Entries taken from a collection:
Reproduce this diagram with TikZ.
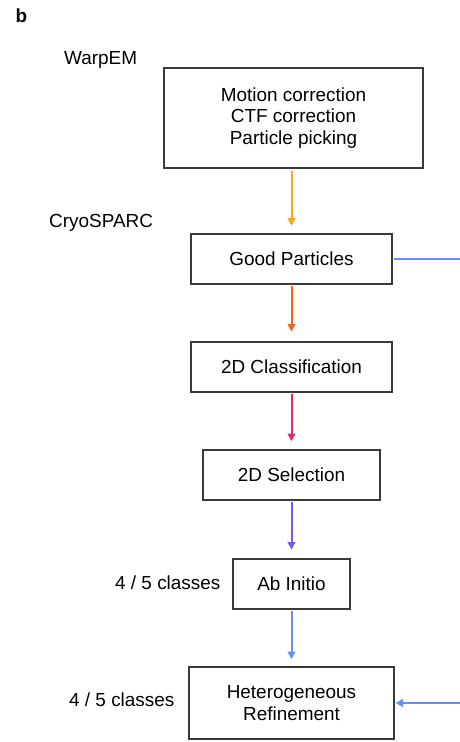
\documentclass[tikz,border=0pt]{standalone}
\usepackage{fontspec}
\setmainfont{Liberation Sans}
\usetikzlibrary{arrows.meta}
\definecolor{boxline}{HTML}{3A3A3A}
\definecolor{flowA}{HTML}{F7A51A}
\definecolor{flowB}{HTML}{F7621A}
\definecolor{flowC}{HTML}{DE2A7B}
\definecolor{flowD}{HTML}{7857EE}
\definecolor{flowE}{HTML}{6C8DF7}
\tikzset{
  stepbox/.style={draw=boxline, line width=1.6bp, fill=white, inner sep=0pt,
    align=center, font=\fontsize{19}{21.5}\selectfont},
  lbl/.style={anchor=west, inner sep=0pt, font=\fontsize{19}{21.5}\selectfont},
  flow/.style={line width=2bp, -{Triangle[width=7.5bp,length=7.5bp]}},
}
\begin{document}
\begin{tikzpicture}[x=1bp,y=-1bp]
\useasboundingbox (0,0) rectangle (460,742);

% panel letter and stage labels
\node[lbl, font=\fontsize{19}{21}\selectfont\bfseries] (panel) at (15.5,16) {b};
\node[lbl] (warp) at (64,60) {WarpEM};
\node[lbl] (cryo) at (49,223) {CryoSPARC};
\node[lbl] (clsA) at (115,583) {4 / 5 classes};
\node[lbl] (clsB) at (69,700) {4 / 5 classes};

% processing steps
\node[stepbox, minimum width=259bp, minimum height=100bp] (pre) at (293.5,118)
  {Motion correction\\CTF correction\\Particle picking};
\node[stepbox, minimum width=201bp, minimum height=50bp] (good) at (291.5,259) {Good Particles};
\node[stepbox, minimum width=201bp, minimum height=50bp] (cls2d) at (291.5,367) {2D Classification};
\node[stepbox, minimum width=177bp, minimum height=50bp] (sel2d) at (291.5,475) {2D Selection};
\node[stepbox, minimum width=117bp, minimum height=50bp] (abin) at (291.5,584) {Ab Initio};
\node[stepbox, minimum width=205bp, minimum height=72bp] (hetero) at (291.5,703)
  {Heterogeneous\\Refinement};

% side connection from Good Particles to Heterogeneous Refinement
\coordinate (sideTop) at (460,259);
\coordinate (sideBot) at (460,703);

% vertical flow, kept on one column just left of the box centres
\begin{scope}[xshift=-0.5bp]
\draw[flow, draw=flowA, fill=flowA, shorten <=2bp, shorten >=7.5bp] (pre.south -| good.north) -- (good.north);
\draw[flow, draw=flowB, fill=flowB, shorten <=1bp, shorten >=9.5bp] (good.south) -- (cls2d.north);
\draw[flow, draw=flowC, fill=flowC, shorten <=1bp, shorten >=8bp] (cls2d.south) -- (sel2d.north);
\draw[flow, draw=flowD, fill=flowD, shorten <=1bp, shorten >=8.5bp] (sel2d.south) -- (abin.north);
\draw[flow, draw=flowE, fill=flowE, shorten <=1.5bp, shorten >=7bp] (abin.south) -- (hetero.north);
\end{scope}

\draw[draw=flowE, line width=2bp, shorten <=1bp] (good.east) -- (sideTop);
\draw[flow, draw=flowE, fill=flowE, shorten >=0.7bp] (sideBot) -- (hetero.east);
\end{tikzpicture}
\end{document}
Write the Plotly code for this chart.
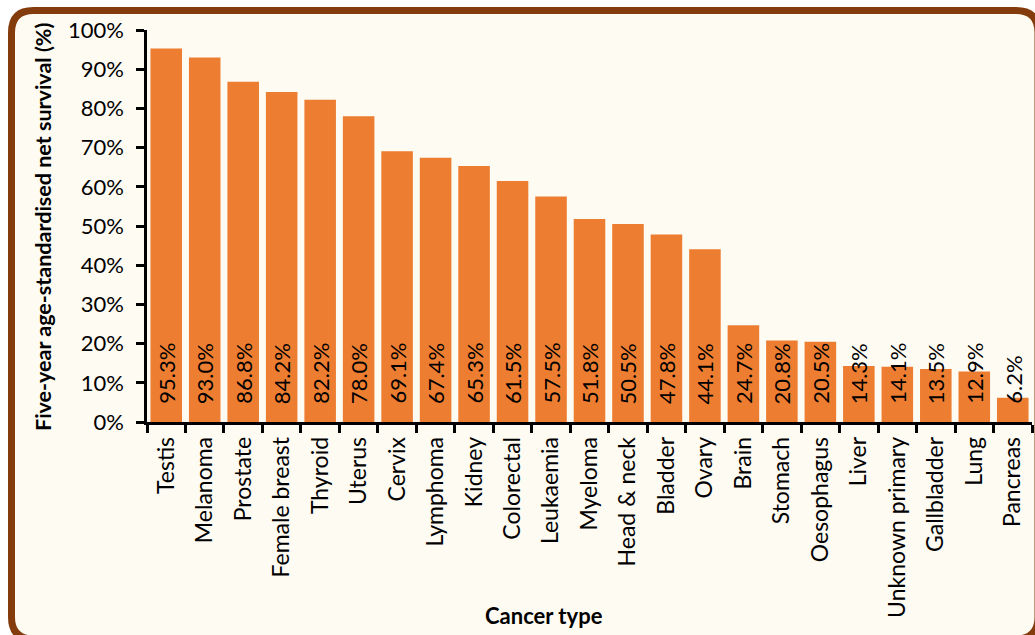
import plotly.graph_objects as go

W, H = 1035, 635
L, R, T, B = 147, 3, 30, 213

cancers = ["Testis", "Melanoma", "Prostate", "Female breast", "Thyroid", "Uterus",
           "Cervix", "Lymphoma", "Kidney", "Colorectal", "Leukaemia", "Myeloma",
           "Head & neck", "Bladder", "Ovary", "Brain", "Stomach", "Oesophagus",
           "Liver", "Unknown primary", "Gallbladder", "Lung", "Pancreas"]
survival = [95.3, 93.0, 86.8, 84.2, 82.2, 78.0, 69.1, 67.4, 65.3, 61.5, 57.5, 51.8,
            50.5, 47.8, 44.1, 24.7, 20.8, 20.5, 14.3, 14.1, 13.5, 12.9, 6.2]
yticks = [0, 10, 20, 30, 40, 50, 60, 70, 80, 90, 100]

FONT = "Lato"
FS = 22
bar_col = "#ED7D31"
brown = "#843C0C"
cream = "#FEFBF3"


def px(x):
    return (x - L) / (W - L - R)


def py(y):
    return (H - B - y) / (H - T - B)


fig = go.Figure()
fig.add_trace(go.Bar(x=cancers, y=survival, marker_color=bar_col,
                     marker_line_width=0, hoverinfo="x+y"))

# value labels at the bar base, rotated
for c, v in zip(cancers, survival):
    fig.add_annotation(x=c, y=0, text=f"{v:.1f}%", textangle=-90, showarrow=False,
                       yanchor="bottom", xanchor="center", yshift=16,
                       font=dict(family=FONT, size=FS, color="black"))

# axis titles
fig.add_annotation(x=px(544), y=py(615), xref="paper", yref="paper", showarrow=False,
                   text="<b>Cancer type</b>", font=dict(family=FONT, size=FS),
                   xanchor="center", yanchor="middle")
fig.add_annotation(x=px(43), y=py(227), xref="paper", yref="paper", showarrow=False,
                   text="<b>Five-year age-standardised net survival (%)</b>", textangle=-90,
                   font=dict(family=FONT, size=21.5), xanchor="center", yanchor="middle")

# rounded border (right and bottom edges fall just outside the window)
x0, x1, y0, y1, rr = 11.5, 1038, 10.5, 639, 22
path = (f"M {px(x0 + rr)},{py(y0)} L {px(x1 - rr)},{py(y0)} Q {px(x1)},{py(y0)} {px(x1)},{py(y0 + rr)} "
        f"L {px(x1)},{py(y1 - rr)} Q {px(x1)},{py(y1)} {px(x1 - rr)},{py(y1)} "
        f"L {px(x0 + rr)},{py(y1)} Q {px(x0)},{py(y1)} {px(x0)},{py(y1 - rr)} "
        f"L {px(x0)},{py(y0 + rr)} Q {px(x0)},{py(y0)} {px(x0 + rr)},{py(y0)} Z")
fig.add_shape(type="path", path=path, xref="paper", yref="paper", layer="below",
              fillcolor=cream, line=dict(color=brown, width=7))

fig.update_layout(
    width=W, height=H,
    margin=dict(l=L, r=R, t=T, b=B, pad=0),
    paper_bgcolor="white", plot_bgcolor="rgba(0,0,0,0)",
    font=dict(family=FONT, size=FS, color="black"),
    bargap=0.18, showlegend=False,
)
fig.update_xaxes(showline=True, linecolor="black", linewidth=2.5, tickangle=-90,
                 ticks="outside", tickson="boundaries", ticklen=8, tickwidth=2.5,
                 tickcolor="black", showgrid=False, ticklabelstandoff=3,
                 tickfont=dict(size=23))
fig.update_yaxes(range=[0, 100], tickvals=yticks, ticktext=[f"{t}%" for t in yticks],
                 showline=True, linecolor="black", linewidth=2.5, ticks="outside",
                 ticklen=8, tickwidth=2.5, tickcolor="black", showgrid=False,
                 zeroline=False, ticklabelstandoff=8)

# no page margin, so the figure fills the window exactly
fig.write_html("out.html", config={"displayModeBar": False},
               post_script="document.body.style.margin='0';"
                           "document.body.style.overflow='hidden';")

> [EXERCISE AIM]
Output the lines above in full and exactly as given, omitting any pictures.

> [ANSWER TO THE EXERCISE]
Reproduce this diagram with TikZ.
\documentclass[tikz,border=0pt]{standalone}
\usepackage{fontspec}
\setmainfont{Liberation Sans}
\usetikzlibrary{arrows.meta}
\definecolor{boxline}{HTML}{3A3A3A}
\definecolor{flowA}{HTML}{F7A51A}
\definecolor{flowB}{HTML}{F7621A}
\definecolor{flowC}{HTML}{DE2A7B}
\definecolor{flowD}{HTML}{7857EE}
\definecolor{flowE}{HTML}{6C8DF7}
\tikzset{
  stepbox/.style={draw=boxline, line width=1.6bp, fill=white, inner sep=0pt,
    align=center, font=\fontsize{19}{21.5}\selectfont},
  lbl/.style={anchor=west, inner sep=0pt, font=\fontsize{19}{21.5}\selectfont},
  flow/.style={line width=2bp, -{Triangle[width=7.5bp,length=7.5bp]}},
}
\begin{document}
\begin{tikzpicture}[x=1bp,y=-1bp]
\useasboundingbox (0,0) rectangle (460,742);

% panel letter and stage labels
\node[lbl, font=\fontsize{19}{21}\selectfont\bfseries] (panel) at (15.5,16) {b};
\node[lbl] (warp) at (64,60) {WarpEM};
\node[lbl] (cryo) at (49,223) {CryoSPARC};
\node[lbl] (clsA) at (115,583) {4 / 5 classes};
\node[lbl] (clsB) at (69,700) {4 / 5 classes};

% processing steps
\node[stepbox, minimum width=259bp, minimum height=100bp] (pre) at (293.5,118)
  {Motion correction\\CTF correction\\Particle picking};
\node[stepbox, minimum width=201bp, minimum height=50bp] (good) at (291.5,259) {Good Particles};
\node[stepbox, minimum width=201bp, minimum height=50bp] (cls2d) at (291.5,367) {2D Classification};
\node[stepbox, minimum width=177bp, minimum height=50bp] (sel2d) at (291.5,475) {2D Selection};
\node[stepbox, minimum width=117bp, minimum height=50bp] (abin) at (291.5,584) {Ab Initio};
\node[stepbox, minimum width=205bp, minimum height=72bp] (hetero) at (291.5,703)
  {Heterogeneous\\Refinement};

% side connection from Good Particles to Heterogeneous Refinement
\coordinate (sideTop) at (460,259);
\coordinate (sideBot) at (460,703);

% vertical flow, kept on one column just left of the box centres
\begin{scope}[xshift=-0.5bp]
\draw[flow, draw=flowA, fill=flowA, shorten <=2bp, shorten >=7.5bp] (pre.south -| good.north) -- (good.north);
\draw[flow, draw=flowB, fill=flowB, shorten <=1bp, shorten >=9.5bp] (good.south) -- (cls2d.north);
\draw[flow, draw=flowC, fill=flowC, shorten <=1bp, shorten >=8bp] (cls2d.south) -- (sel2d.north);
\draw[flow, draw=flowD, fill=flowD, shorten <=1bp, shorten >=8.5bp] (sel2d.south) -- (abin.north);
\draw[flow, draw=flowE, fill=flowE, shorten <=1.5bp, shorten >=7bp] (abin.south) -- (hetero.north);
\end{scope}

\draw[draw=flowE, line width=2bp, shorten <=1bp] (good.east) -- (sideTop);
\draw[flow, draw=flowE, fill=flowE, shorten >=0.7bp] (sideBot) -- (hetero.east);
\end{tikzpicture}
\end{document}
Write the Plotly code for this chart.
import plotly.graph_objects as go

W, H = 1035, 635
L, R, T, B = 147, 3, 30, 213

cancers = ["Testis", "Melanoma", "Prostate", "Female breast", "Thyroid", "Uterus",
           "Cervix", "Lymphoma", "Kidney", "Colorectal", "Leukaemia", "Myeloma",
           "Head & neck", "Bladder", "Ovary", "Brain", "Stomach", "Oesophagus",
           "Liver", "Unknown primary", "Gallbladder", "Lung", "Pancreas"]
survival = [95.3, 93.0, 86.8, 84.2, 82.2, 78.0, 69.1, 67.4, 65.3, 61.5, 57.5, 51.8,
            50.5, 47.8, 44.1, 24.7, 20.8, 20.5, 14.3, 14.1, 13.5, 12.9, 6.2]
yticks = [0, 10, 20, 30, 40, 50, 60, 70, 80, 90, 100]

FONT = "Lato"
FS = 22
bar_col = "#ED7D31"
brown = "#843C0C"
cream = "#FEFBF3"


def px(x):
    return (x - L) / (W - L - R)


def py(y):
    return (H - B - y) / (H - T - B)


fig = go.Figure()
fig.add_trace(go.Bar(x=cancers, y=survival, marker_color=bar_col,
                     marker_line_width=0, hoverinfo="x+y"))

# value labels at the bar base, rotated
for c, v in zip(cancers, survival):
    fig.add_annotation(x=c, y=0, text=f"{v:.1f}%", textangle=-90, showarrow=False,
                       yanchor="bottom", xanchor="center", yshift=16,
                       font=dict(family=FONT, size=FS, color="black"))

# axis titles
fig.add_annotation(x=px(544), y=py(615), xref="paper", yref="paper", showarrow=False,
                   text="<b>Cancer type</b>", font=dict(family=FONT, size=FS),
                   xanchor="center", yanchor="middle")
fig.add_annotation(x=px(43), y=py(227), xref="paper", yref="paper", showarrow=False,
                   text="<b>Five-year age-standardised net survival (%)</b>", textangle=-90,
                   font=dict(family=FONT, size=21.5), xanchor="center", yanchor="middle")

# rounded border (right and bottom edges fall just outside the window)
x0, x1, y0, y1, rr = 11.5, 1038, 10.5, 639, 22
path = (f"M {px(x0 + rr)},{py(y0)} L {px(x1 - rr)},{py(y0)} Q {px(x1)},{py(y0)} {px(x1)},{py(y0 + rr)} "
        f"L {px(x1)},{py(y1 - rr)} Q {px(x1)},{py(y1)} {px(x1 - rr)},{py(y1)} "
        f"L {px(x0 + rr)},{py(y1)} Q {px(x0)},{py(y1)} {px(x0)},{py(y1 - rr)} "
        f"L {px(x0)},{py(y0 + rr)} Q {px(x0)},{py(y0)} {px(x0 + rr)},{py(y0)} Z")
fig.add_shape(type="path", path=path, xref="paper", yref="paper", layer="below",
              fillcolor=cream, line=dict(color=brown, width=7))

fig.update_layout(
    width=W, height=H,
    margin=dict(l=L, r=R, t=T, b=B, pad=0),
    paper_bgcolor="white", plot_bgcolor="rgba(0,0,0,0)",
    font=dict(family=FONT, size=FS, color="black"),
    bargap=0.18, showlegend=False,
)
fig.update_xaxes(showline=True, linecolor="black", linewidth=2.5, tickangle=-90,
                 ticks="outside", tickson="boundaries", ticklen=8, tickwidth=2.5,
                 tickcolor="black", showgrid=False, ticklabelstandoff=3,
                 tickfont=dict(size=23))
fig.update_yaxes(range=[0, 100], tickvals=yticks, ticktext=[f"{t}%" for t in yticks],
                 showline=True, linecolor="black", linewidth=2.5, ticks="outside",
                 ticklen=8, tickwidth=2.5, tickcolor="black", showgrid=False,
                 zeroline=False, ticklabelstandoff=8)

# no page margin, so the figure fills the window exactly
fig.write_html("out.html", config={"displayModeBar": False},
               post_script="document.body.style.margin='0';"
                           "document.body.style.overflow='hidden';")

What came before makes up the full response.